● AIM
Skip every picture and transcribe the remaining material exactly.

-=-=-=-=-

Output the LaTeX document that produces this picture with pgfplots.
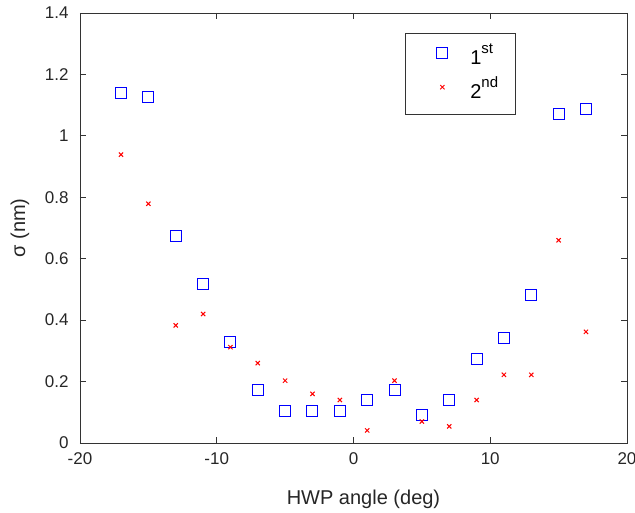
\documentclass[border=0pt]{standalone}
\usepackage{pgfplots}
\pgfplotsset{compat=1.18}
\usepackage{fontspec}
\setmainfont{Liberation Sans}
\newcommand{\sups}[1]{\raisebox{0.55em}{\fontsize{15}{15}\selectfont #1}}
\begin{document}
\begin{tikzpicture}
\begin{axis}[
  scale only axis,
  width=547pt, height=430pt,
  xmin=-20, xmax=20, ymin=0, ymax=1.4,
  xtick={-20,-10,0,10,20},
  ytick={0,0.2,0.4,0.6,0.8,1,1.2,1.4},
  yticklabel style={/pgf/number format/fixed, xshift=-8pt},
  xticklabel style={yshift=-16pt, anchor=center},
  /pgf/number format/assume math mode=true,
  tick align=inside,
  major tick length=6pt,
  tick style={black!80, line width=0.8pt},
  axis line style={line width=0.9pt, black!80},
  ticklabel style={font=\fontsize{17}{19}\selectfont, text=black!85},
  label style={font=\fontsize{20}{22}\selectfont, text=black!85},
  xlabel={HWP angle (deg)},
  ylabel={σ (nm)},
  xlabel style={at={(axis description cs:0.5,0)}, anchor=center, yshift=-56pt, xshift=10pt},
  ylabel style={at={(axis description cs:0,0.5)}, anchor=center, yshift=60pt},
  legend style={at={(0.594,0.953)}, anchor=north west, draw=black!80, line width=0.9pt,
    font=\fontsize{20}{22}\selectfont, row sep=18pt, column sep=0pt, inner xsep=14pt, inner ysep=14pt,
    legend cell align=left, nodes={inner xsep=3pt, inner ysep=0pt, text height=14pt, text depth=2pt}},
  legend image code/.code={\path[draw=none,fill=none] (0pt,0pt) -- (48pt,0pt); \draw[#1] plot coordinates {(23pt,5pt)};},
]
\addplot[only marks, mark=square, mark size=5.5pt, mark options={draw=blue, line width=1pt}] coordinates {
(-17,1.14) (-15,1.128) (-13,0.673) (-11,0.519) (-9,0.329) (-7,0.173) (-5,0.103) (-3,0.103) (-1,0.103)
(1,0.14) (3,0.173) (5,0.092) (7,0.14) (9,0.273) (11,0.341) (13,0.481) (15,1.071) (17,1.087)
};
\addlegendentry{1\sups{st}}
\addplot[only marks, mark=x, mark size=3pt, mark options={draw=red, line width=1pt}] coordinates {
(-17,0.939) (-15,0.779) (-13,0.383) (-11,0.42) (-9,0.312) (-7,0.26) (-5,0.203) (-3,0.16) (-1,0.14)
(1,0.041) (3,0.203) (5,0.07) (7,0.054) (9,0.14) (11,0.222) (13,0.222) (15,0.66) (17,0.362)
};
\addlegendentry{2\sups{nd}}
\end{axis}
\pgfresetboundingbox
\path (-80pt,-70pt) rectangle (555pt,443pt);
\end{tikzpicture}
\end{document}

-=-=-=-=-

● WORKED ANSWER
Output the LaTeX document that produces this picture with pgfplots.
\documentclass[border=0pt]{standalone}
\usepackage{pgfplots}
\pgfplotsset{compat=1.18}
\usepackage{fontspec}
\setmainfont{Liberation Sans}
\newcommand{\sups}[1]{\raisebox{0.55em}{\fontsize{15}{15}\selectfont #1}}
\begin{document}
\begin{tikzpicture}
\begin{axis}[
  scale only axis,
  width=547pt, height=430pt,
  xmin=-20, xmax=20, ymin=0, ymax=1.4,
  xtick={-20,-10,0,10,20},
  ytick={0,0.2,0.4,0.6,0.8,1,1.2,1.4},
  yticklabel style={/pgf/number format/fixed, xshift=-8pt},
  xticklabel style={yshift=-16pt, anchor=center},
  /pgf/number format/assume math mode=true,
  tick align=inside,
  major tick length=6pt,
  tick style={black!80, line width=0.8pt},
  axis line style={line width=0.9pt, black!80},
  ticklabel style={font=\fontsize{17}{19}\selectfont, text=black!85},
  label style={font=\fontsize{20}{22}\selectfont, text=black!85},
  xlabel={HWP angle (deg)},
  ylabel={σ (nm)},
  xlabel style={at={(axis description cs:0.5,0)}, anchor=center, yshift=-56pt, xshift=10pt},
  ylabel style={at={(axis description cs:0,0.5)}, anchor=center, yshift=60pt},
  legend style={at={(0.594,0.953)}, anchor=north west, draw=black!80, line width=0.9pt,
    font=\fontsize{20}{22}\selectfont, row sep=18pt, column sep=0pt, inner xsep=14pt, inner ysep=14pt,
    legend cell align=left, nodes={inner xsep=3pt, inner ysep=0pt, text height=14pt, text depth=2pt}},
  legend image code/.code={\path[draw=none,fill=none] (0pt,0pt) -- (48pt,0pt); \draw[#1] plot coordinates {(23pt,5pt)};},
]
\addplot[only marks, mark=square, mark size=5.5pt, mark options={draw=blue, line width=1pt}] coordinates {
(-17,1.14) (-15,1.128) (-13,0.673) (-11,0.519) (-9,0.329) (-7,0.173) (-5,0.103) (-3,0.103) (-1,0.103)
(1,0.14) (3,0.173) (5,0.092) (7,0.14) (9,0.273) (11,0.341) (13,0.481) (15,1.071) (17,1.087)
};
\addlegendentry{1\sups{st}}
\addplot[only marks, mark=x, mark size=3pt, mark options={draw=red, line width=1pt}] coordinates {
(-17,0.939) (-15,0.779) (-13,0.383) (-11,0.42) (-9,0.312) (-7,0.26) (-5,0.203) (-3,0.16) (-1,0.14)
(1,0.041) (3,0.203) (5,0.07) (7,0.054) (9,0.14) (11,0.222) (13,0.222) (15,0.66) (17,0.362)
};
\addlegendentry{2\sups{nd}}
\end{axis}
\pgfresetboundingbox
\path (-80pt,-70pt) rectangle (555pt,443pt);
\end{tikzpicture}
\end{document}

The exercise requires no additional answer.